Let’s skip forward to secondary school – where your personality pretty much starts to take shape and it’s an uphill battle for acceptance. Once again my school was mostly black, but in contrast, was all girls. I had a bit of a tough time during this period because I didn’t really fit anywhere. But groups were already forming. You had your ‘girlie girls’, your tomboys, your ‘obnoxious black folk'..etc, and I’ll admit, I started off pretty comfortably…until I got moved into the fast track class and my ‘status’ – if you will – changed immediately.

I have a thing about failure. I don’t like to fail at anything. I beat myself up really badly if I don’t deliver so in school, it was important for me to do well. NERD!! status was immediately attached to me because I listened in class, did my work and got fairly decent grades.

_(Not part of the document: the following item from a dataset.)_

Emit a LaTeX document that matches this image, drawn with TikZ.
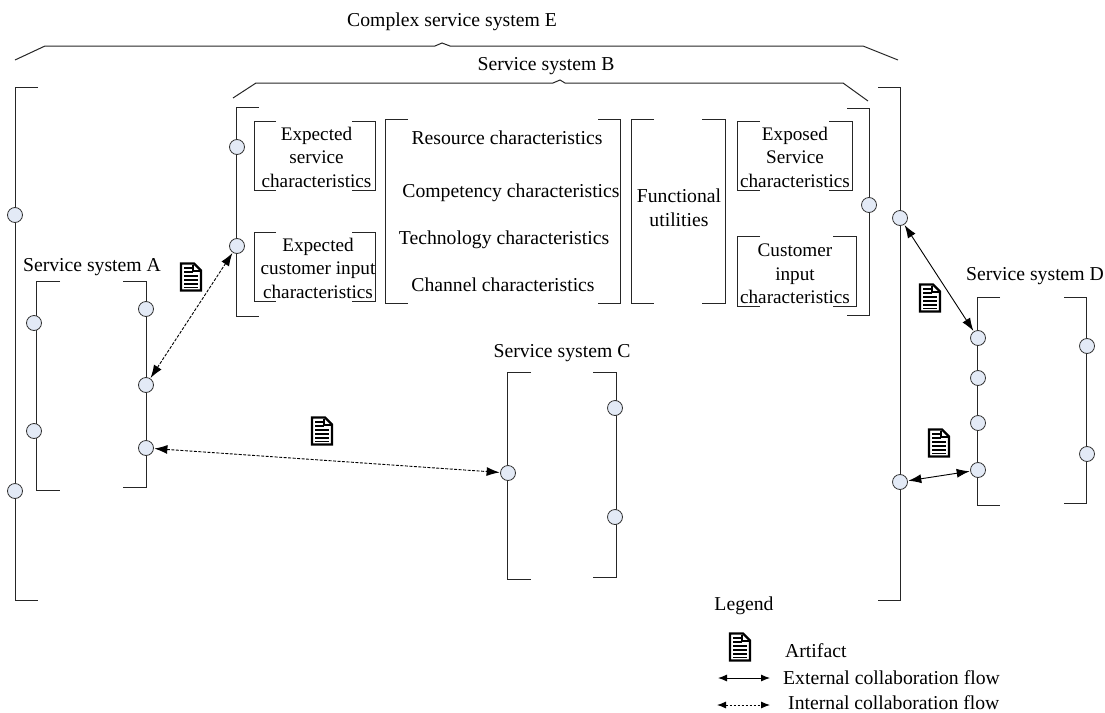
\documentclass[tikz,border=0pt]{standalone}
\usepackage{fontspec}
\setmainfont{Liberation Serif}
\usetikzlibrary{arrows.meta}
\definecolor{portfill}{HTML}{E3EAF6}
\tikzset{
    frame/.style={line width=1pt, black!85},
    brace/.style={line width=1pt, black!85},
    port/.style={circle, draw=black!80, fill=portfill, line width=0.8pt, minimum size=15pt, inner sep=0pt},
    label/.style={font=\fontsize{19.7}{23.5}\selectfont, align=center, inner sep=0pt},
    boxlabel/.style={font=\fontsize{19.2}{23.5}\selectfont, align=center, inner sep=0pt},
    external/.style={line width=0.9pt, {Latex[length=13pt,width=9pt]}-{Latex[length=13pt,width=9pt]}, shorten >=0.5pt, shorten <=0.5pt},
    internal/.style={external, dash pattern=on 3pt off 1.5pt},
    legendflow/.style={line width=0.9pt, {Latex[length=9pt,width=7pt]}-{Latex[length=9pt,width=7pt]}},
    pics/artifact/.style={code={
        \draw (-10,-13.5)--(3,-13.5)--(10,-6.5)--(10,13.5)--(-10,13.5)--cycle [black, line width=2.2pt, fill=white];
        \draw (-7,-9)--(1.5,-9) [black, line width=1.5pt];
        \draw (-7,-5)--(1.5,-5) [black, line width=1.5pt];
        \draw (2,-12)--(2,-6)--(9,-6) [black, line width=1.5pt];
        \draw (-7,-1)--(7,-1) [black, line width=1.5pt];
        \draw (-7,3)--(7,3) [black, line width=1.5pt];
        \draw (-7,7)--(7,7) [black, line width=1.5pt];
        \draw (-7,10.5)--(7,10.5) [black, line width=1.5pt];
    }},
}
\begin{document}
\begin{tikzpicture}[x=1pt, y=-1pt]
    \useasboundingbox (0,0) rectangle (1105,712);
    % braces
    \draw (15,60)--(45,46)--(435,46)--(442,43)--(450,46)--(863,46)--(898,60) [brace];
    \draw (233,98)--(256,83)--(553,83)--(560,80)--(565,83)--(843,83)--(868,101) [brace];
    % system E
    \draw (38,87)--(15.5,87)--(15.5,600)--(38,600) [frame];
    \draw (878,87)--(900.5,87)--(900.5,600)--(878,600) [frame];
    % system A
    \draw (60,281)--(36.5,281)--(36.5,490)--(60,490) [frame];
    \draw (123,281)--(146,281)--(146,487)--(123,487) [frame];
    % system B
    \draw (259,107)--(236.5,107)--(236.5,316)--(259,316) [frame];
    \draw (847,108)--(869,108)--(869,315)--(847,315) [frame];
    \draw (276,121)--(254,121)--(254,190)--(276,190) [frame];
    \draw (352,121)--(375,121)--(375,190)--(352,190) [frame];
    \draw (276,232)--(254,232)--(254,301)--(276,301) [frame];
    \draw (352,232)--(375,232)--(375,301)--(352,301) [frame];
    \draw (408,119)--(385.5,119)--(385.5,303)--(408,303) [frame];
    \draw (598,119)--(620,119)--(620,303)--(598,303) [frame];
    \draw (654,119)--(631.5,119)--(631.5,303)--(654,303) [frame];
    \draw (702,119)--(725,119)--(725,303)--(702,303) [frame];
    \draw (760,121)--(737.5,121)--(737.5,190)--(760,190) [frame];
    \draw (829,121)--(852,121)--(852,190)--(829,190) [frame];
    \draw (760,236)--(737.5,236)--(737.5,306)--(760,306) [frame];
    \draw (833,236)--(856,236)--(856,306)--(833,306) [frame];
    % system C
    \draw (531,372)--(507.5,372)--(507.5,579)--(531,579) [frame];
    \draw (593,372)--(616,372)--(616,577)--(593,577) [frame];
    % system D
    \draw (1000,297)--(977.5,297)--(977.5,505)--(1000,505) [frame];
    \draw (1064,297)--(1086.5,297)--(1086.5,503)--(1064,503) [frame];
    % ports
    \node (e1) at (15,215) [port] {};
    \node (e2) at (15,491) [port] {};
    \node (e3) at (900,218) [port] {};
    \node (e4) at (900,482) [port] {};
    \node (a1) at (34,323) [port] {};
    \node (a2) at (34,431) [port] {};
    \node (a3) at (146,309) [port] {};
    \node (a4) at (146,385) [port] {};
    \node (a5) at (146,448) [port] {};
    \node (b1) at (237,147) [port] {};
    \node (b2) at (237,246) [port] {};
    \node (b3) at (869,205) [port] {};
    \node (c1) at (508,473) [port] {};
    \node (c2) at (615,408) [port] {};
    \node (c3) at (615,517) [port] {};
    \node (d1) at (978,338) [port] {};
    \node (d2) at (978,378) [port] {};
    \node (d3) at (978,423) [port] {};
    \node (d4) at (978,470) [port] {};
    \node (d5) at (1087,346) [port] {};
    \node (d6) at (1087,454) [port] {};
    % flows
    \draw (a4)--(b2) [internal];
    \draw (a5)--(c1) [internal];
    \draw (e3)--(d1) [external];
    \draw (e4)--(d4) [external];
    % artifacts
    \pic at (191,277) {artifact};
    \pic at (322,431) {artifact};
    \pic at (930,298) {artifact};
    \pic at (939,443) {artifact};
    \pic at (740,647) {artifact};
    % titles
    \node (titleE) at (452,21.5) [label] {Complex service system E};
    \node (titleB) at (546,66.5) [label] {Service system B};
    \node (titleA) at (92,267.5) [label] {Service system A};
    \node (titleC) at (562,353.5) [label] {Service system C};
    \node (titleD) at (1035,276.5) [label] {Service system D};
    % characteristics
    \node (expected) at (316.5,157) [boxlabel] {Expected\\service\\characteristics};
    \node (expectedinput) at (318,268) [boxlabel] {Expected\\customer input\\characteristics};
    \node (resource) at (507,138) [label] {Resource characteristics};
    \node (competency) at (511,193) [label] {Competency characteristics};
    \node (technology) at (504,240) [label] {Technology characteristics};
    \node (channel) at (503,285) [label] {Channel characteristics};
    \node (functional) at (679,208) [label] {Functional\\utilities};
    \node (exposed) at (795,157) [boxlabel] {Exposed\\Service\\characteristics};
    \node (customer) at (795,274) [boxlabel] {Customer\\input\\characteristics};
    % legend
    \node (legend) at (744,606) [label] {Legend};
    \node (artifact) at (785,651) [label, anchor=west] {Artifact};
    \node (externalflow) at (783,677.5) [label, anchor=west] {External collaboration flow};
    \node (internalflow) at (788,702.5) [label, anchor=west] {Internal collaboration flow};
    \coordinate (ext1) at (718,678);
    \coordinate (ext2) at (770,678);
    \coordinate (int1) at (717,705);
    \coordinate (int2) at (770,705);
    \draw (ext1)--(ext2) [legendflow];
    \draw (int1)--(int2) [legendflow, dash pattern=on 2.5pt off 1.5pt];
\end{tikzpicture}
\end{document}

Some people even admitted to me later on that they thought I was ‘stoosh’ or stuck up. At the same time, however, I pretty much sacrificed a social life.

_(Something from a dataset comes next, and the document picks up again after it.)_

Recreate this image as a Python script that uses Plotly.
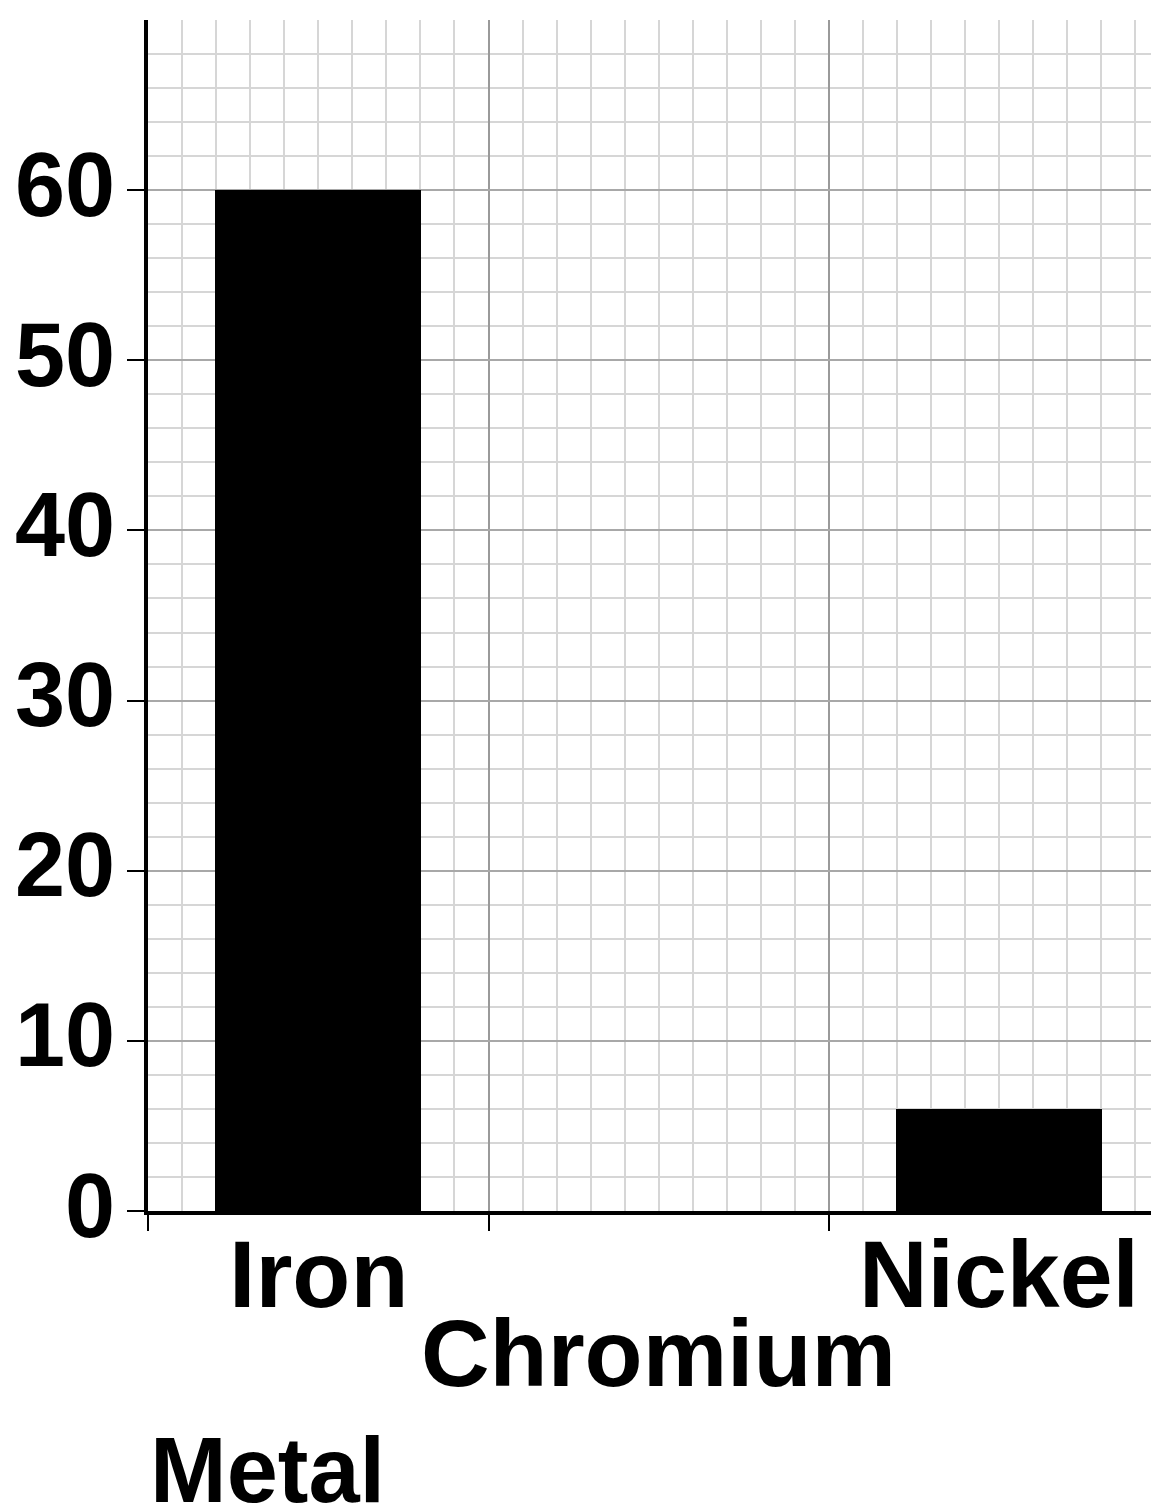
import plotly.graph_objects as go

metals = ["Iron", "Chromium", "Nickel"]
percent = [60, None, 6]
y_ticks = [0, 10, 20, 30, 40, 50, 60]
x_title = "Metal"

FONT = "Liberation Sans"
pos = list(range(len(metals)))

fig = go.Figure()
fig.add_trace(go.Bar(
    x=pos, y=percent, width=0.605,
    marker=dict(color="black", line=dict(width=0)),
    showlegend=False,
))

# category labels (staggered)
shifts = [-8, -87, -8]
for p, name, s in zip(pos, metals, shifts):
    fig.add_annotation(x=p, y=0, xref="x", yref="y", text=name, showarrow=False,
                       yanchor="top", xanchor="center", yshift=s,
                       font=dict(family=FONT, size=95, color="black", weight="bold"))

fig.add_annotation(x=0, y=0, xref="paper", yref="paper", text=x_title, showarrow=False,
                   xanchor="left", yanchor="top", yshift=-206,
                   font=dict(family=FONT, size=92, color="black", weight="bold"))

fig.update_layout(
    width=1159, height=1506,
    margin=dict(l=140, r=8, t=12, b=303),
    paper_bgcolor="white", plot_bgcolor="white",
    bargap=0,
)
fig.update_xaxes(
    range=[-0.5, -0.5 + 1011 / 340.5],
    tickvals=[-0.5, 0.5, 1.5, 2.5], ticktext=["", "", "", ""],
    showgrid=True, gridcolor="#9a9a9a", gridwidth=2,
    ticks="outside", ticklen=16, tickwidth=1.5, tickcolor="black",
    showline=True, linecolor="black", linewidth=4,
    minor=dict(dtick=0.1, tick0=-0.5, showgrid=True, gridcolor="#d6d6d6", gridwidth=1.5, ticks=""),
    zeroline=False, fixedrange=True,
)
fig.update_yaxes(
    range=[0, 70],
    tickvals=y_ticks,
    tickfont=dict(family=FONT, size=90, color="black", weight="bold"),
    showgrid=True, gridcolor="#a8a8a8", gridwidth=2,
    ticks="outside", ticklen=17, tickwidth=2, tickcolor="black",
    ticklabelstandoff=-6, ticklabelshift=-6,
    showline=True, linecolor="black", linewidth=4,
    minor=dict(dtick=2, tick0=0, showgrid=True, gridcolor="#d6d6d6", gridwidth=1.5, ticks=""),
    zeroline=False, fixedrange=True,
)

fig.write_html("out.html")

I didn’t go to the chicken shop –insert eye roll here- after school with the ‘popular’ kids. I hated the concept of sitting at the back of the bus on the upper deck with the boys from the school down the road and around the corner. I didn’t shout or cuss. I wasn’t confrontational. I cried a lot – most of it in secret. I hated being different and didn’t understand why I was the way I was. People only wanted to know me for the answers to questions or called me in regards to homework assignments. They made fun of my hair, called me a ‘bounty’* and would have pretty much destroyed my self-confidence had it not been for the fact that I was an avid writer – they seemed to enjoy reading my work - who enjoyed performance art; I loved acting and played the piano.

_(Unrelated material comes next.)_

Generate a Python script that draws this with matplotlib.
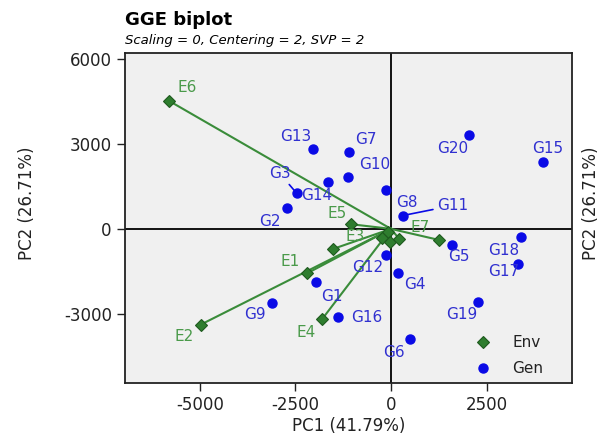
import numpy as np
import matplotlib
matplotlib.use('Agg')
import matplotlib.pyplot as plt

# environment scores (PC1, PC2)
env_names = ['E1', 'E2', 'E3', 'E4', 'E5', 'E6', 'E7']
env_x = [-2190, -4980, -1510, -1805, -1045, -5810, 1255]
env_y = [-1565, -3380, -705, -3190, 165, 4520, -390]
# environments near the origin whose labels are not shown
env_x_unl = [-70, -245, -25, 215]
env_y_unl = [-95, -330, -470, -355]

# genotype scores (PC1, PC2)
gen_names = ['G1', 'G2', 'G3', 'G4', 'G5', 'G6', 'G7', 'G8', 'G9', 'G10',
             'G11', 'G12', 'G13', 'G14', 'G15', 'G16', 'G17', 'G18', 'G19', 'G20']
gen_x = [-1970, -2725, -2470, 175, 1590, 495, -1100, -140, -3105, -1120,
         305, -130, -2035, -1640, 3970, -1380, 3335, 3405, 2285, 2050]
gen_y = [-1880, 750, 1260, -1540, -565, -3895, 2720, 1375, -2610, 1835,
         470, -920, 2815, 1670, 2365, -3115, -1235, -270, -2565, 3330]

# label offsets in pixels (dx, dy), up is positive
env_off = {'E1': (-17, 12), 'E2': (-17, -12), 'E3': (22, 12), 'E4': (-16, -13),
           'E5': (-14, 11), 'E6': (18, 13), 'E7': (-19, 12)}
gen_off = {'G1': (16, -14), 'G2': (-17, -14), 'G3': (-17, 20), 'G4': (17, -12),
           'G5': (7, -12), 'G6': (-16, -13), 'G7': (17, 12), 'G8': (21, -13),
           'G9': (-17, -12), 'G10': (26, 12), 'G11': (50, 10), 'G12': (-18, -13),
           'G13': (-17, 13), 'G14': (-12, -14), 'G15': (5, 13), 'G16': (28, 0),
           'G17': (-15, -8), 'G18': (-17, -14), 'G19': (-17, -13), 'G20': (-17, -14)}
seg_labels = ['G3', 'G11']

env_col = '#2e7d2e'
env_txt = '#4a9a4a'
gen_col = '#0a0ae6'
gen_txt = '#3030d0'
plt.rcParams['font.family'] = 'DejaVu Sans'
plt.rcParams['axes.unicode_minus'] = False

fig = plt.figure(figsize=(6.01, 4.34), dpi=100)
ax = fig.add_axes([0.208, 0.1175, 0.744, 0.7605])
ax.set_facecolor('#f0f0f0')

ax.axhline(0, color='black', lw=1.3, zorder=1)
ax.axvline(0, color='black', lw=1.3, zorder=1)

all_ex = env_x + env_x_unl
all_ey = env_y + env_y_unl
for x, y in zip(all_ex, all_ey):
    ax.plot([0, x], [0, y], color='#3a8c3a', lw=1.5, zorder=2)
ax.plot(all_ex, all_ey, linestyle='None', marker='D', ms=6, mfc=env_col,
        mec='#1e5a1e', mew=0.8, zorder=4, label='Env')
ax.plot(gen_x, gen_y, linestyle='None', marker='o', ms=6.5, mfc=gen_col,
        mec=gen_col, zorder=4, label='Gen')

for i, n in enumerate(env_names):
    dx, dy = env_off[n]
    ax.annotate(n, (env_x[i], env_y[i]), xytext=(dx, dy), textcoords='offset pixels',
                ha='center', va='center', color=env_txt, fontsize=11, zorder=5)

for i, n in enumerate(gen_names):
    dx, dy = gen_off[n]
    props = None
    if n in seg_labels:
        props = dict(arrowstyle='-', color=gen_col, lw=1.2, shrinkA=1, shrinkB=3)
    ax.annotate(n, (gen_x[i], gen_y[i]), xytext=(dx, dy), textcoords='offset pixels',
                ha='center', va='center', color=gen_txt, fontsize=11, zorder=5,
                arrowprops=props)

ax.set_xlim(-6960, 4740)
ax.set_ylim(-5440, 6210)
ax.set_xticks([-5000, -2500, 0, 2500])
ax.set_yticks([-3000, 0, 3000, 6000])
ax.tick_params(length=6, width=1, colors='#222222', labelsize=12, labelcolor='#222222')
for s in ax.spines.values():
    s.set_linewidth(1.3)
    s.set_color('#222222')

ax.set_xlabel('PC1 (41.79%)', fontsize=12, color='#222222', labelpad=2)
fig.text(0.045, 0.531, 'PC2 (26.71%)', rotation=90, ha='center', va='center',
         fontsize=12, color='#222222')
fig.text(0.984, 0.531, 'PC2 (26.71%)', rotation=90, ha='center', va='center',
         fontsize=12, color='#222222')

fig.text(0.208, 0.953, 'GGE biplot', fontsize=13, fontweight='bold', ha='left', va='center')
fig.text(0.208, 0.907, 'Scaling = 0, Centering = 2, SVP = 2', fontsize=9.5,
         style='italic', ha='left', va='center')

ax.legend(loc='lower left', bbox_to_anchor=(0.767, 0.021), frameon=False, fontsize=11,
          handletextpad=0.9, labelspacing=0.7, borderpad=0, borderaxespad=0,
          labelcolor='#222222')

plt.savefig('out.png', dpi=100)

And even though come my final year, I finally managed to find people who I could truly consider friend, I was still quite different. I didn’t wear make-up or earrings; didn’t care for fashion – still don’t. Wasn’t up to date with the latest songs and had generally geeky pastimes that I kept to myself.

College was more of the same and by university, I managed to accept myself and have others accept me too, but I still don’t think I’ve met anyone quite like me. I tend to have friends who I associate different parts of my personality with and I don’t think I meant to intentionally, but I find that I keep them separate.

My black friends will always understand that I am a black woman and will understand the isms associated with being black and being female. I once worked for SEGA Europe – enter the geek - where I share all my anime, role-playing and video gaming madness (a good proportion of my geeky friends, however, are online). There were the friends that shared my love for the gym and all things keep-fit. When I worked for a company called Eat Ltd – a culturally diverse company - my work colleagues saw me as English first and wanted to improve their English with me.  

But even though, these people make up parts of my life, I don’t think I’ve ever met anyone that encompasses it all. And as I’m thinking about it, maybe I’m not supposed to.

Growing up, I always thought it would be cool to have one group of friends who I could share everything with. I’d see these people from school, through puberty and the rest of it, right into adulthood and have that kind of history that makes you feel like family despite the lack of blood ties. I do have friends who I went to school with that I’m still in touch with now, but only one or two who I feel will follow me through life.

And maybe that’s the way it’s supposed to be. Maybe I’m not supposed to share all of me with one person. Maybe these people are supposed to allow me to demonstrate the different parts of myself in a sense that they have greater appreciation for the part they share with me.

Or maybe I have too many interests for my own good.

All I know is, I don’t think there ever will be anyone quite like me, (although now that I think a bout it, an ex-boyfriend came dangerously close). So to all those individuals who do fit in and have generally found people with who they can relate all of themselves to – I’m glad for you. It’s possible that your childhood wasn’t tempestuous at all. But to all those individuals out there that might feel a little bit out of place, I say embrace yourself. You’re like a cake with many layers - or maybe even just one, but I’m sure you taste just as sweet.

*bounty = black on the outside, white on the inside.